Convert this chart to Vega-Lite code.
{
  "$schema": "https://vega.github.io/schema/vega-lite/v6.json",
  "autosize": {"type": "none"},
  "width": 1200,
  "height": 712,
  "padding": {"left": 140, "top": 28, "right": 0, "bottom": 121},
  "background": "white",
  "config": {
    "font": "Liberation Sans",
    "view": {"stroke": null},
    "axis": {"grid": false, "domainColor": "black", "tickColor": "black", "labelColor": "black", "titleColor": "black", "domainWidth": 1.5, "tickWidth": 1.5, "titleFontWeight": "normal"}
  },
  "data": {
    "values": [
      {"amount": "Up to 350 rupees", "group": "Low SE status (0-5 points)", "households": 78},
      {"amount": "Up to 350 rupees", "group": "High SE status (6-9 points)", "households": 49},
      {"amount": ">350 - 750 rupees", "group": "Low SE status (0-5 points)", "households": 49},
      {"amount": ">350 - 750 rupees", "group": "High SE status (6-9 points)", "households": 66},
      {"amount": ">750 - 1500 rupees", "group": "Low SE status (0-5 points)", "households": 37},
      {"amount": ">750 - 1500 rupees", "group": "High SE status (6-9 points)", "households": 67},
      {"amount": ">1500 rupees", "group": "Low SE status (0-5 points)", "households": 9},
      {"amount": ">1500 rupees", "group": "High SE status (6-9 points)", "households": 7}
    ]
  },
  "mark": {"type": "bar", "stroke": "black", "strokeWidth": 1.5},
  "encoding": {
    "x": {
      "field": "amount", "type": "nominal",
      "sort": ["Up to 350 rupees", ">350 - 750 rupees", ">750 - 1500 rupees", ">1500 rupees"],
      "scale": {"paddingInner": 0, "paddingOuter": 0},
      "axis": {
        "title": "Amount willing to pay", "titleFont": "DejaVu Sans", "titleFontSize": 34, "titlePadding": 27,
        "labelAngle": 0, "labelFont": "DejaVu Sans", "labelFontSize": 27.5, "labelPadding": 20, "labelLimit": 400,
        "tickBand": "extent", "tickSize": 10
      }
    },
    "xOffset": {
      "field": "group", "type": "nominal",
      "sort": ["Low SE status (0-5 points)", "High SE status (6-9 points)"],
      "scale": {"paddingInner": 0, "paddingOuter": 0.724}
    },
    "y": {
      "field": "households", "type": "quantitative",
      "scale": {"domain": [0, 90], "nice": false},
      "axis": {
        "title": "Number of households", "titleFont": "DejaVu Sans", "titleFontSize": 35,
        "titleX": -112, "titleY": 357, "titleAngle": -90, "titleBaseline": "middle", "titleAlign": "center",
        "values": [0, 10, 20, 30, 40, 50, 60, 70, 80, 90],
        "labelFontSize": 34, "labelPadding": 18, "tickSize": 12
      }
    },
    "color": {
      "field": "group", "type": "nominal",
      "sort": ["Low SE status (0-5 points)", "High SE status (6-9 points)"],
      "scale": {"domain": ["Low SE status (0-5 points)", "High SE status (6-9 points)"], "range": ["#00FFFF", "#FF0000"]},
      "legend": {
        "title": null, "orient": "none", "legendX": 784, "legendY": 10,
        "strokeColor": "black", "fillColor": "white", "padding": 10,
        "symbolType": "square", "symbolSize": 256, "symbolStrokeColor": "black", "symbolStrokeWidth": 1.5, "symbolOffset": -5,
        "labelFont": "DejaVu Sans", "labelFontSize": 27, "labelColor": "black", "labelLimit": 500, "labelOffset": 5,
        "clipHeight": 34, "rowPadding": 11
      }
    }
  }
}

> **What this task involves**:
Using the data above, return each line exactly as written.

> **Result**:
Convert this chart to Vega-Lite code.
{
  "$schema": "https://vega.github.io/schema/vega-lite/v6.json",
  "autosize": {"type": "none"},
  "width": 1200,
  "height": 712,
  "padding": {"left": 140, "top": 28, "right": 0, "bottom": 121},
  "background": "white",
  "config": {
    "font": "Liberation Sans",
    "view": {"stroke": null},
    "axis": {"grid": false, "domainColor": "black", "tickColor": "black", "labelColor": "black", "titleColor": "black", "domainWidth": 1.5, "tickWidth": 1.5, "titleFontWeight": "normal"}
  },
  "data": {
    "values": [
      {"amount": "Up to 350 rupees", "group": "Low SE status (0-5 points)", "households": 78},
      {"amount": "Up to 350 rupees", "group": "High SE status (6-9 points)", "households": 49},
      {"amount": ">350 - 750 rupees", "group": "Low SE status (0-5 points)", "households": 49},
      {"amount": ">350 - 750 rupees", "group": "High SE status (6-9 points)", "households": 66},
      {"amount": ">750 - 1500 rupees", "group": "Low SE status (0-5 points)", "households": 37},
      {"amount": ">750 - 1500 rupees", "group": "High SE status (6-9 points)", "households": 67},
      {"amount": ">1500 rupees", "group": "Low SE status (0-5 points)", "households": 9},
      {"amount": ">1500 rupees", "group": "High SE status (6-9 points)", "households": 7}
    ]
  },
  "mark": {"type": "bar", "stroke": "black", "strokeWidth": 1.5},
  "encoding": {
    "x": {
      "field": "amount", "type": "nominal",
      "sort": ["Up to 350 rupees", ">350 - 750 rupees", ">750 - 1500 rupees", ">1500 rupees"],
      "scale": {"paddingInner": 0, "paddingOuter": 0},
      "axis": {
        "title": "Amount willing to pay", "titleFont": "DejaVu Sans", "titleFontSize": 34, "titlePadding": 27,
        "labelAngle": 0, "labelFont": "DejaVu Sans", "labelFontSize": 27.5, "labelPadding": 20, "labelLimit": 400,
        "tickBand": "extent", "tickSize": 10
      }
    },
    "xOffset": {
      "field": "group", "type": "nominal",
      "sort": ["Low SE status (0-5 points)", "High SE status (6-9 points)"],
      "scale": {"paddingInner": 0, "paddingOuter": 0.724}
    },
    "y": {
      "field": "households", "type": "quantitative",
      "scale": {"domain": [0, 90], "nice": false},
      "axis": {
        "title": "Number of households", "titleFont": "DejaVu Sans", "titleFontSize": 35,
        "titleX": -112, "titleY": 357, "titleAngle": -90, "titleBaseline": "middle", "titleAlign": "center",
        "values": [0, 10, 20, 30, 40, 50, 60, 70, 80, 90],
        "labelFontSize": 34, "labelPadding": 18, "tickSize": 12
      }
    },
    "color": {
      "field": "group", "type": "nominal",
      "sort": ["Low SE status (0-5 points)", "High SE status (6-9 points)"],
      "scale": {"domain": ["Low SE status (0-5 points)", "High SE status (6-9 points)"], "range": ["#00FFFF", "#FF0000"]},
      "legend": {
        "title": null, "orient": "none", "legendX": 784, "legendY": 10,
        "strokeColor": "black", "fillColor": "white", "padding": 10,
        "symbolType": "square", "symbolSize": 256, "symbolStrokeColor": "black", "symbolStrokeWidth": 1.5, "symbolOffset": -5,
        "labelFont": "DejaVu Sans", "labelFontSize": 27, "labelColor": "black", "labelLimit": 500, "labelOffset": 5,
        "clipHeight": 34, "rowPadding": 11
      }
    }
  }
}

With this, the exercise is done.